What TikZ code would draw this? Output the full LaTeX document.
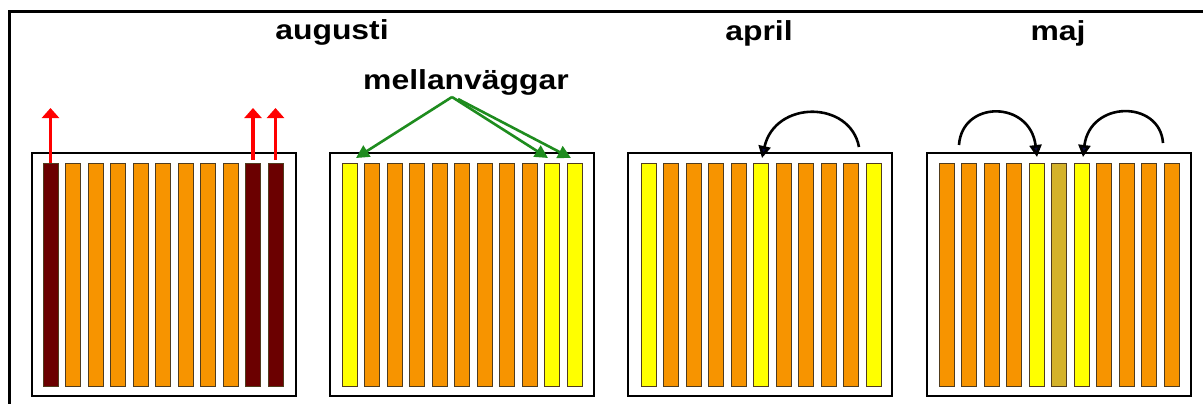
\documentclass[tikz,border=0pt]{standalone}
\usepackage{fontspec}
\setmainfont{Liberation Sans}
\usetikzlibrary{arrows.meta}
\definecolor{barorange}{RGB}{247,148,0}
\definecolor{baryellow}{RGB}{255,255,0}
\definecolor{bardark}{RGB}{107,0,0}
\definecolor{barolive}{RGB}{212,178,42}
\definecolor{baredge}{RGB}{80,60,30}
\definecolor{arrowred}{RGB}{255,0,0}
\definecolor{arrowgreen}{RGB}{30,140,30}
\definecolor{tipnavy}{RGB}{10,10,60}
\begin{document}
\begin{tikzpicture}[x=1pt,y=-1pt,
  bar/.style={draw=baredge, line width=0.9pt, rectangle, anchor=north west,
    minimum width=15pt, minimum height=223pt, inner sep=0pt, outer sep=0pt},
  hive/.style={draw=black, line width=1.8pt, rectangle, anchor=north west,
    minimum width=264pt, minimum height=243pt, inner sep=0pt, outer sep=0pt},
  title/.style={font=\fontsize{27.5}{30}\selectfont\bfseries, anchor=base, inner sep=0pt},
  redarrow/.style={draw=arrowred, line width=3.5pt, -{Triangle[length=10pt,width=17pt]}},
  greenarrow/.style={draw=arrowgreen, line width=2.6pt, -{Triangle[length=13pt,width=13pt]}},
  movearrow/.style={draw=black, line width=2.6pt, -{Triangle[length=12pt,width=12pt,fill=tipnavy]}}]
\useasboundingbox (0,0) rectangle (1203,404);
\fill[white] (0,0) rectangle (1203,404);
% outer frame
\coordinate (f0) at (9,12);
\coordinate (f1) at (1203,12);
\coordinate (f2) at (9,404);
\draw[line width=3pt] (f2) -- (f0) -- (f1);
% titles
\node[title] (taug) at (332,40) {\scalebox{1.16}[1]{augusti}};
\node[title] (tapr) at (759,41) {\scalebox{1.16}[1]{april}};
\node[title] (tmaj) at (1058,41) {\scalebox{1.16}[1]{maj}};
\node[title] (tmv) at (466,89) {\scalebox{1.16}[1]{mellanväggar}};
% hives
\node[hive] (h1) at (32,153) {};
\node[hive] (h2) at (330,153) {};
\node[hive] (h3) at (628,153) {};
\node[hive] (h4) at (927,153) {};
% bars
\foreach \c [count=\i] in {bardark,barorange,barorange,barorange,barorange,barorange,barorange,barorange,barorange,bardark,bardark}
  \node[bar, fill=\c] (a\i) at ({43+22.5*(\i-1)},163) {};
\foreach \c [count=\i] in {baryellow,barorange,barorange,barorange,barorange,barorange,barorange,barorange,barorange,baryellow,baryellow}
  \node[bar, fill=\c] (b\i) at ({342+22.5*(\i-1)},163) {};
\foreach \c [count=\i] in {baryellow,barorange,barorange,barorange,barorange,baryellow,barorange,barorange,barorange,barorange,baryellow}
  \node[bar, fill=\c] (c\i) at ({641+22.5*(\i-1)},163) {};
\foreach \c [count=\i] in {barorange,barorange,barorange,barorange,baryellow,barolive,baryellow,barorange,barorange,barorange,barorange}
  \node[bar, fill=\c] (d\i) at ({939+22.5*(\i-1)},163) {};
% red arrows (august: frames removed)
\coordinate (r1) at (50.5,108);
\coordinate (r10) at (253,108);
\coordinate (r11) at (275.5,108);
\draw[redarrow] (a1.north) -- (r1);
\draw[redarrow] ([yshift=3pt]a10.north) -- (r10);
\draw[redarrow] ([yshift=3pt]a11.north) -- (r11);
% green arrows (mellanväggar)
\coordinate (g0) at (452,97);
\coordinate (g0b) at (458,99);
\coordinate (g1) at (356,158);
\coordinate (g10) at (548,158);
\coordinate (g11) at (571,158);
\draw[greenarrow] (g0) -- (g1);
\draw[greenarrow] (g0) -- (g10);
\draw[greenarrow] (g0b) -- (g11);
% april move
\coordinate (m3s) at (859,147);
\coordinate (m3e) at (762,158);
\draw[movearrow] (m3s) .. controls (850,100) and (775,100) .. (m3e);
% maj moves
\coordinate (m4s) at (959,145);
\coordinate (m4e) at (1037,157);
\draw[movearrow] (m4s) .. controls (962,100) and (1030,100) .. (m4e);
\coordinate (m5s) at (1163,143);
\coordinate (m5e) at (1083,157);
\draw[movearrow] (m5s) .. controls (1160,100) and (1090,100) .. (m5e);
\end{tikzpicture}
\end{document}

=-=-=-=-=

→ **DIRECTIONS FOR THIS TASK**
Return the full material word for word. Do not include the pictures.

→ **RESPONSE TO THE EXERCISE**
What TikZ code would draw this? Output the full LaTeX document.
\documentclass[tikz,border=0pt]{standalone}
\usepackage{fontspec}
\setmainfont{Liberation Sans}
\usetikzlibrary{arrows.meta}
\definecolor{barorange}{RGB}{247,148,0}
\definecolor{baryellow}{RGB}{255,255,0}
\definecolor{bardark}{RGB}{107,0,0}
\definecolor{barolive}{RGB}{212,178,42}
\definecolor{baredge}{RGB}{80,60,30}
\definecolor{arrowred}{RGB}{255,0,0}
\definecolor{arrowgreen}{RGB}{30,140,30}
\definecolor{tipnavy}{RGB}{10,10,60}
\begin{document}
\begin{tikzpicture}[x=1pt,y=-1pt,
  bar/.style={draw=baredge, line width=0.9pt, rectangle, anchor=north west,
    minimum width=15pt, minimum height=223pt, inner sep=0pt, outer sep=0pt},
  hive/.style={draw=black, line width=1.8pt, rectangle, anchor=north west,
    minimum width=264pt, minimum height=243pt, inner sep=0pt, outer sep=0pt},
  title/.style={font=\fontsize{27.5}{30}\selectfont\bfseries, anchor=base, inner sep=0pt},
  redarrow/.style={draw=arrowred, line width=3.5pt, -{Triangle[length=10pt,width=17pt]}},
  greenarrow/.style={draw=arrowgreen, line width=2.6pt, -{Triangle[length=13pt,width=13pt]}},
  movearrow/.style={draw=black, line width=2.6pt, -{Triangle[length=12pt,width=12pt,fill=tipnavy]}}]
\useasboundingbox (0,0) rectangle (1203,404);
\fill[white] (0,0) rectangle (1203,404);
% outer frame
\coordinate (f0) at (9,12);
\coordinate (f1) at (1203,12);
\coordinate (f2) at (9,404);
\draw[line width=3pt] (f2) -- (f0) -- (f1);
% titles
\node[title] (taug) at (332,40) {\scalebox{1.16}[1]{augusti}};
\node[title] (tapr) at (759,41) {\scalebox{1.16}[1]{april}};
\node[title] (tmaj) at (1058,41) {\scalebox{1.16}[1]{maj}};
\node[title] (tmv) at (466,89) {\scalebox{1.16}[1]{mellanväggar}};
% hives
\node[hive] (h1) at (32,153) {};
\node[hive] (h2) at (330,153) {};
\node[hive] (h3) at (628,153) {};
\node[hive] (h4) at (927,153) {};
% bars
\foreach \c [count=\i] in {bardark,barorange,barorange,barorange,barorange,barorange,barorange,barorange,barorange,bardark,bardark}
  \node[bar, fill=\c] (a\i) at ({43+22.5*(\i-1)},163) {};
\foreach \c [count=\i] in {baryellow,barorange,barorange,barorange,barorange,barorange,barorange,barorange,barorange,baryellow,baryellow}
  \node[bar, fill=\c] (b\i) at ({342+22.5*(\i-1)},163) {};
\foreach \c [count=\i] in {baryellow,barorange,barorange,barorange,barorange,baryellow,barorange,barorange,barorange,barorange,baryellow}
  \node[bar, fill=\c] (c\i) at ({641+22.5*(\i-1)},163) {};
\foreach \c [count=\i] in {barorange,barorange,barorange,barorange,baryellow,barolive,baryellow,barorange,barorange,barorange,barorange}
  \node[bar, fill=\c] (d\i) at ({939+22.5*(\i-1)},163) {};
% red arrows (august: frames removed)
\coordinate (r1) at (50.5,108);
\coordinate (r10) at (253,108);
\coordinate (r11) at (275.5,108);
\draw[redarrow] (a1.north) -- (r1);
\draw[redarrow] ([yshift=3pt]a10.north) -- (r10);
\draw[redarrow] ([yshift=3pt]a11.north) -- (r11);
% green arrows (mellanväggar)
\coordinate (g0) at (452,97);
\coordinate (g0b) at (458,99);
\coordinate (g1) at (356,158);
\coordinate (g10) at (548,158);
\coordinate (g11) at (571,158);
\draw[greenarrow] (g0) -- (g1);
\draw[greenarrow] (g0) -- (g10);
\draw[greenarrow] (g0b) -- (g11);
% april move
\coordinate (m3s) at (859,147);
\coordinate (m3e) at (762,158);
\draw[movearrow] (m3s) .. controls (850,100) and (775,100) .. (m3e);
% maj moves
\coordinate (m4s) at (959,145);
\coordinate (m4e) at (1037,157);
\draw[movearrow] (m4s) .. controls (962,100) and (1030,100) .. (m4e);
\coordinate (m5s) at (1163,143);
\coordinate (m5e) at (1083,157);
\draw[movearrow] (m5s) .. controls (1160,100) and (1090,100) .. (m5e);
\end{tikzpicture}
\end{document}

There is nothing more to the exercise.